Food blogging (and magazines/newspapers/all media) runs on a cycle. It makes life easy in a way. I know that come summer, fresh produce, picnics, barbecue is on the way. The first hint of fall: tailgating, Halloween, fall food. Super Bowl recipes come faithfully every year. I realized though that something irks me and I am going to do something about it this month on this blog.
From the weeks leading up to Thanksgiving through New Year’s–food blogs fill with cookies, pies, pumpkin, holiday side dishes, appetizers. It’s all lovely and fabulous–and I could post cookie recipes until your eyes bleed. The same with all of the other recipes “of the season.” Goodness knows, I own enough cookie/cooky/holiday cookbooks to blog one a day for an ENTIRE YEAR, possibly a decade.
It rather misses the point though.

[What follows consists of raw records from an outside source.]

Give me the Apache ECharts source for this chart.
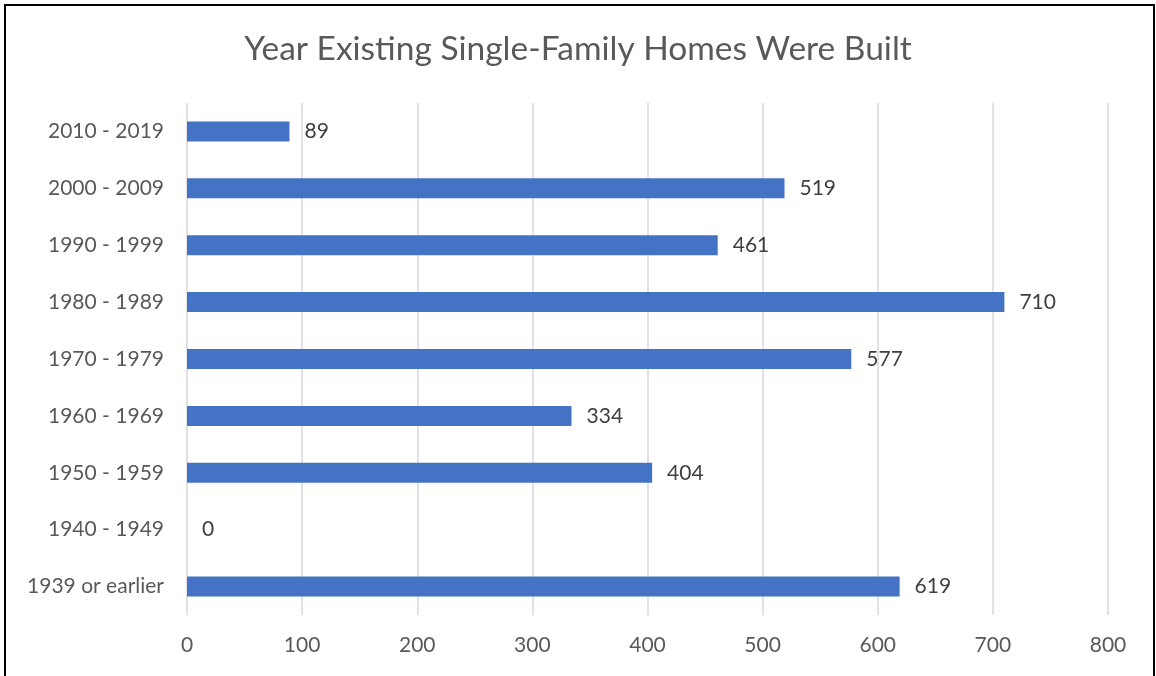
<!DOCTYPE html>
<html>
<head>
<meta charset="utf-8">
<script src="https://cdn.jsdelivr.net/npm/echarts@6/dist/echarts.min.js"></script>
<style>
html,body{margin:0;padding:0;background:#fff;}
#chart{position:absolute;left:0;top:0;width:1156px;height:676px;}
#frame{position:absolute;left:4px;top:4px;width:1147px;height:700px;border:2px solid #000;pointer-events:none;}
</style>
</head>
<body>
<div id="chart"></div>
<div id="frame"></div>
<script>
const categories = ['1939 or earlier','1940 - 1949','1950 - 1959','1960 - 1969','1970 - 1979','1980 - 1989','1990 - 1999','2000 - 2009','2010 - 2019'];
const homes = [619, 0, 404, 334, 577, 710, 461, 519, 89];
const xTicks = [0, 100, 200, 300, 400, 500, 600, 700, 800];
const titleText = 'Year Existing Single-Family Homes Were Built';

const chart = echarts.init(document.getElementById('chart'), null, {renderer:'canvas'});
chart.setOption({
  animation:false,
  backgroundColor:'#fff',
  title:{
    text:titleText,
    left:'center',
    top:27,
    textStyle:{fontFamily:'Lato',fontSize:33.5,fontWeight:'normal',color:'#595959'}
  },
  grid:{left:187,right:48,top:103,bottom:61,containLabel:false},
  xAxis:{
    type:'value',
    min:xTicks[0],
    max:xTicks[xTicks.length-1],
    interval:100,
    axisLine:{show:false},
    axisTick:{show:false},
    axisLabel:{fontFamily:'Lato',fontSize:21,color:'#595959',margin:20},
    splitLine:{show:true,lineStyle:{color:'#d9d9d9',width:1.5}}
  },
  yAxis:{
    type:'category',
    data:categories,
    axisLine:{show:false},
    axisTick:{show:false},
    axisLabel:{fontFamily:'Lato',fontSize:21,color:'#595959',margin:23},
    splitLine:{show:false}
  },
  series:[{
    type:'bar',
    data:homes,
    barWidth:20,
    itemStyle:{color:'#4472C4'},
    label:{show:true,position:'right',distance:15,fontFamily:'Lato',fontSize:21,color:'#404040'}
  }]
});
</script>
</body>
</html>
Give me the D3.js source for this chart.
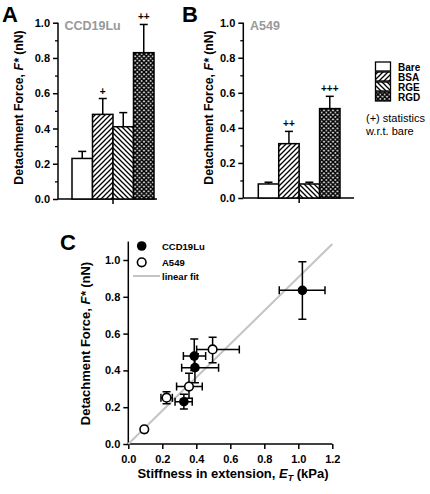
<!DOCTYPE html>
<html><head><meta charset="utf-8">
<script src="https://cdn.jsdelivr.net/npm/d3@7"></script>
<style>
body{margin:0;background:#fff;}
svg{display:block;font-family:Arial,"Liberation Sans",sans-serif;}
</style></head>
<body>
<svg id="c" width="430" height="494"></svg>
<script>
// ---- data ----
const categories = ["Bare","BSA","RGE","RGD"];
const ccdMeans = [0.23, 0.48, 0.41, 0.83];
const ccdErrTop = [0.27, 0.57, 0.49, 0.99];
const ccdStars = ["", "+", "", "++"];
const a549Means = [0.08, 0.31, 0.08, 0.51];
const a549ErrTop = [0.09, 0.38, 0.09, 0.58];
const a549Stars = ["", "++", "", "+++"];
const yTicksBar = [0, 0.2, 0.4, 0.6, 0.8, 1.0];
const xTicksC = [0, 0.2, 0.4, 0.6, 0.8, 1.0, 1.2];
const yTicksC = [0, 0.2, 0.4, 0.6, 0.8, 1.0];
// scatter: stiffness x, xerr low/high, force y, yerr low/high
const ccdX = [0.327, 0.388, 0.392, 1.024];
const ccdXLo = [0.275, 0.324, 0.314, 0.888];
const ccdXHi = [0.376, 0.455, 0.531, 1.157];
const ccdY = [0.23, 0.478, 0.415, 0.835];
const ccdYLo = [0.19, 0.40, 0.333, 0.678];
const ccdYHi = [0.27, 0.571, 0.49, 0.99];
const aX = [0.094, 0.225, 0.357, 0.496];
const aXLo = [0.08, 0.192, 0.284, 0.402];
const aXHi = [0.108, 0.259, 0.435, 0.653];
const aY = [0.08, 0.252, 0.312, 0.514];
const aYLo = [0.07, 0.219, 0.248, 0.442];
const aYHi = [0.09, 0.284, 0.384, 0.58];
const fitSlope = 0.906;
const fitX = [0, 1.2];

const svg = d3.select("#c");
const defs = svg.append("defs");
// patterns
const p1 = defs.append("pattern").attr("id","bsa").attr("patternUnits","userSpaceOnUse").attr("width",5).attr("height",5);
p1.append("rect").attr("width",5).attr("height",5).attr("fill","#fff");
p1.append("path").attr("d","M-1,1 l2,-2 M0,5 l5,-5 M4,6 l2,-2").attr("stroke","#000").attr("stroke-width",1.3);
const p2 = defs.append("pattern").attr("id","rge").attr("patternUnits","userSpaceOnUse").attr("width",5).attr("height",5);
p2.append("rect").attr("width",5).attr("height",5).attr("fill","#fff");
p2.append("path").attr("d","M-1,4 l2,2 M0,0 l5,5 M4,-1 l2,2").attr("stroke","#000").attr("stroke-width",1.3);
const p3 = defs.append("pattern").attr("id","rgd").attr("patternUnits","userSpaceOnUse").attr("width",4.5).attr("height",4.5);
p3.append("rect").attr("width",4.5).attr("height",4.5).attr("fill","#fff");
p3.append("path").attr("d","M0,0 L4.5,4.5 M4.5,0 L0,4.5 M-1,1 l2,-2 M3.5,5.5 l2,-2 M-1,3.5 l2,2 M3.5,-1 l2,2").attr("stroke","#000").attr("stroke-width",1.6);
const fills = {Bare:"#fff", BSA:"url(#bsa)", RGE:"url(#rge)", RGD:"url(#rgd)"};

function barPanel(cfg){
  const g = svg.append("g");
  const y = d3.scaleLinear().domain([0,1]).range([cfg.y0, cfg.y1]);
  const x = d3.scaleBand().domain(categories).range([cfg.bx0, cfg.bx1]).padding(0);
  // y axis
  const ax = g.append("g").attr("transform",`translate(${cfg.ax},0)`)
    .call(d3.axisLeft(y).tickValues(yTicksBar).tickFormat(d3.format(".1f")).tickSize(5).tickPadding(3));
  ax.select(".domain").attr("d",`M0,${cfg.y0}V${cfg.y1}`).attr("stroke-width",1.5);
  ax.selectAll(".tick line").attr("stroke-width",1.5);
  ax.selectAll(".tick text").attr("font-size",11).attr("font-weight","bold").attr("font-family","Arial,'Liberation Sans',sans-serif");
  g.append("g").attr("transform",`translate(${cfg.ax},0)`)
    .call(d3.axisLeft(y).tickValues([0.1,0.3,0.5,0.7,0.9]).tickFormat("").tickSize(3))
    .call(s=>{s.select(".domain").remove(); s.selectAll("line").attr("stroke-width",1.3);});
  // baseline
  g.append("line").attr("x1",cfg.ax).attr("x2",cfg.axEnd).attr("y1",cfg.y0).attr("y2",cfg.y0).attr("stroke","#000").attr("stroke-width",1.5);
  g.append("line").attr("x1",x("RGE")).attr("x2",x("RGE")).attr("y1",cfg.y0).attr("y2",cfg.y0+5).attr("stroke","#000").attr("stroke-width",1.5);
  // error bars
  categories.forEach((c,i)=>{
    const cx = x(c)+x.bandwidth()/2;
    g.append("line").attr("x1",cx).attr("x2",cx).attr("y1",y(cfg.means[i])).attr("y2",y(cfg.err[i])).attr("stroke","#000").attr("stroke-width",1.5);
    g.append("line").attr("x1",cx-4).attr("x2",cx+4).attr("y1",y(cfg.err[i])).attr("y2",y(cfg.err[i])).attr("stroke","#000").attr("stroke-width",1.5);
    if(cfg.stars[i]) g.append("text").attr("x",cx).attr("y",y(cfg.err[i])-4).attr("text-anchor","middle")
      .attr("font-size",10).attr("font-weight","bold").attr("fill","#000").text(cfg.stars[i]);
  });
  g.selectAll("rect.bar").data(categories).join("rect").attr("class","bar")
    .attr("x",d=>x(d)).attr("width",x.bandwidth())
    .attr("y",(d,i)=>y(cfg.means[i])).attr("height",(d,i)=>y(0)-y(cfg.means[i]))
    .attr("fill",d=>fills[d]).attr("stroke","#000").attr("stroke-width",1.5);
  // title
  g.append("text").attr("x",cfg.gx).attr("y",30).attr("fill","#999").attr("font-size",12.5).attr("font-weight","bold").text(cfg.name);
  g.append("text").attr("x",cfg.lx).attr("y",21.5).attr("font-size",22).attr("font-weight","bold").text(cfg.letter);
  g.append("text").attr("transform",`translate(${cfg.ylx},107.5) rotate(-90)`).attr("text-anchor","middle")
    .attr("font-size",12.3).attr("font-weight","bold")
    .call(t=>{t.append("tspan").text("Detachment Force, ");t.append("tspan").attr("font-style","italic").text("F*");t.append("tspan").text(" (nN)");});
}
barPanel({y0:199,y1:22.7,bx0:72,bx1:154,ax:58,axEnd:157,means:ccdMeans,err:ccdErrTop,stars:ccdStars,name:"CCD19Lu",gx:64.5,letter:"A",lx:2,ylx:22.5});
barPanel({y0:198,y1:22.7,bx0:258.3,bx1:340,ax:243.3,axEnd:354,means:a549Means,err:a549ErrTop,stars:a549Stars,name:"A549",gx:250,letter:"B",lx:182,ylx:212.5});

// legend
const lg = svg.append("g");
categories.forEach((c,i)=>{
  const yy = 62 + i*10;
  lg.append("rect").attr("x",375.5).attr("y",yy).attr("width",15).attr("height",9).attr("fill",fills[c]).attr("stroke","#000").attr("stroke-width",1.3);
  lg.append("text").attr("x",398).attr("y",yy+8.5).attr("font-size",10).attr("font-weight","bold").text(c);
});
lg.append("text").attr("x",366).attr("y",122).attr("font-size",11).text("(+) statistics");
lg.append("text").attr("x",366).attr("y",134.5).attr("font-size",11).text("w.r.t. bare");

// Panel C
const gc = svg.append("g");
const xs = d3.scaleLinear().domain([0,1.2]).range([128.3,332.3]);
const ys = d3.scaleLinear().domain([0,1]).range([444,260]);
const axC = gc.append("g").attr("transform","translate(0,444)")
  .call(d3.axisBottom(xs).tickValues(xTicksC).tickFormat(d3.format(".1f")).tickSize(5).tickPadding(6));
const ayC = gc.append("g").attr("transform","translate(128.3,0)")
  .call(d3.axisLeft(ys).tickValues(yTicksC).tickFormat(d3.format(".1f")).tickSize(5).tickPadding(3));
ayC.select(".domain").attr("d",`M0,444V${ys(1.1)}`);
axC.select(".domain").attr("d",`M${xs(0)},0H${xs(1.2)}`);
[axC,ayC].forEach(a=>{
  a.selectAll(".domain,.tick line").attr("stroke-width",1.5);
  a.selectAll(".tick text").attr("font-size",11).attr("font-weight","bold").attr("font-family","Arial,'Liberation Sans',sans-serif");
});
// fit line
gc.append("line").attr("x1",xs(fitX[0])).attr("y1",ys(fitX[0]*fitSlope)).attr("x2",xs(fitX[1])).attr("y2",ys(fitX[1]*fitSlope))
  .attr("stroke","#c4c4c4").attr("stroke-width",2);
function errs(X,XL,XH,Y,YL,YH){
  X.forEach((xv,i)=>{
    const c = 4;
    const px = xs(xv), py = ys(Y[i]);
    gc.append("path").attr("d",
      `M${xs(XL[i])},${py}H${xs(XH[i])}M${xs(XL[i])},${py-c}V${py+c}M${xs(XH[i])},${py-c}V${py+c}`+
      `M${px},${ys(YL[i])}V${ys(YH[i])}M${px-c},${ys(YL[i])}H${px+c}M${px-c},${ys(YH[i])}H${px+c}`)
      .attr("stroke","#000").attr("stroke-width",1.5).attr("fill","none");
  });
}
errs(ccdX,ccdXLo,ccdXHi,ccdY,ccdYLo,ccdYHi);
errs(aX,aXLo,aXHi,aY,aYLo,aYHi);
gc.selectAll("circle.ccd").data(ccdX).join("circle").attr("class","ccd")
  .attr("cx",d=>xs(d)).attr("cy",(d,i)=>ys(ccdY[i])).attr("r",4.8).attr("fill","#000");
gc.selectAll("circle.a549").data(aX).join("circle").attr("class","a549")
  .attr("cx",d=>xs(d)).attr("cy",(d,i)=>ys(aY[i])).attr("r",4.3).attr("fill","#fff").attr("stroke","#000").attr("stroke-width",1.6);
// legend C
gc.append("circle").attr("cx",141.7).attr("cy",246).attr("r",4.8).attr("fill","#000");
gc.append("circle").attr("cx",141.7).attr("cy",262.3).attr("r",4.3).attr("fill","#fff").attr("stroke","#000").attr("stroke-width",1.6);
gc.append("line").attr("x1",133).attr("x2",160).attr("y1",276).attr("y2",276).attr("stroke","#c4c4c4").attr("stroke-width",2);
[["CCD19Lu",246],["A549",262.3],["linear fit",276]].forEach(([t,yy])=>
  gc.append("text").attr("x",162).attr("y",yy+3.5).attr("font-size",9.5).attr("font-weight","bold").text(t));
gc.append("text").attr("x",60).attr("y",250).attr("font-size",22).attr("font-weight","bold").text("C");
gc.append("text").attr("transform","translate(90,343.5) rotate(-90)").attr("text-anchor","middle")
  .attr("font-size",13).attr("font-weight","bold")
  .call(t=>{t.append("tspan").text("Detachment Force, ");t.append("tspan").attr("font-style","italic").text("F*");t.append("tspan").text("  (nN)");});
gc.append("text").attr("x",233).attr("y",478).attr("text-anchor","middle").attr("font-size",13).attr("font-weight","bold")
  .call(t=>{t.append("tspan").text("Stiffness in extension, ");t.append("tspan").attr("font-style","italic").text("E");
    t.append("tspan").attr("font-style","italic").attr("font-size",9).attr("dy",3).text("T");t.append("tspan").attr("dy",-3).text(" (kPa)");});
</script>
</body></html>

You see, 330+ days of the year and at least double that number of meals, have absolutely nothing to do with the occasions in this time span. Yes, we can argue that we celebrate our love for friends, family, co-workers by creating magical gifts and meals from the kitchen around the holidays. Really though, that love is really shown in all those other meals. Those meals we don’t necessarily fuss over, those meals that keep our family nourished, the meal we drop at a friend’s home, a lunch shared at work, a lunch packed for our child show our love. I can pull it all out at Thanksgiving, at Christmas, New Year’s Eve and Day. Everyone will enjoy it. I enjoy the break from the ordinary. The children enjoy the extra baking. (some)
In the end though, that smile on my love’s face when I make an effort to make dinner from what we have on a bad day, when the 21-year-old realizes there will be “real dinner” on a night when the whole crew isn’t here for dinner and does her little happy step and smile, when my mother says “that was a real treat” because I made a hot breakfast that wasn’t oatmeal, that is the real love in my kitchen. Those unexpected (and expected) meals and snacks made without a fuss–that’s love. Holidays are sensory overload, show, and fun but not the same as the constant love that flows from my hands into the food I make for my family and friends. I get more “credit” for holiday meals and that can make them fun. In the end though, it’s the prayer that feel better tea will work its magic and wash away illness that matters. It is the dinner that my family knows will fill their bellies before bed and prepared with thoughts of love, of what they need, what they think, what weighs heavy on them that matters. Love in every day meals, nearly every meal of the year, that’s the love song and where I feel led this month.
That means this month–this blog will be about those daily meals. The ones I use a recipe for, the ones I make from my head, the ones that serve to show the constancy of my love for all of them. (Yes, even on the days when I daydream about a chef, Seattle Sutton for a month, of never HAVING to make another meal, and the days when I say “can’t we just order?” the love is constant and is stirred in, even if it is just something pulled from the fridge or freezer.) I choose to skip the cookies, cakes, side dishes, pies, and appetizers in blogging this month. If you need a recipe–there are tons in the archives. Enjoy them. We do. We will.
In the meantime, while planning the whirlwind of food celebration, don’t forget the love that goes into your daily meals.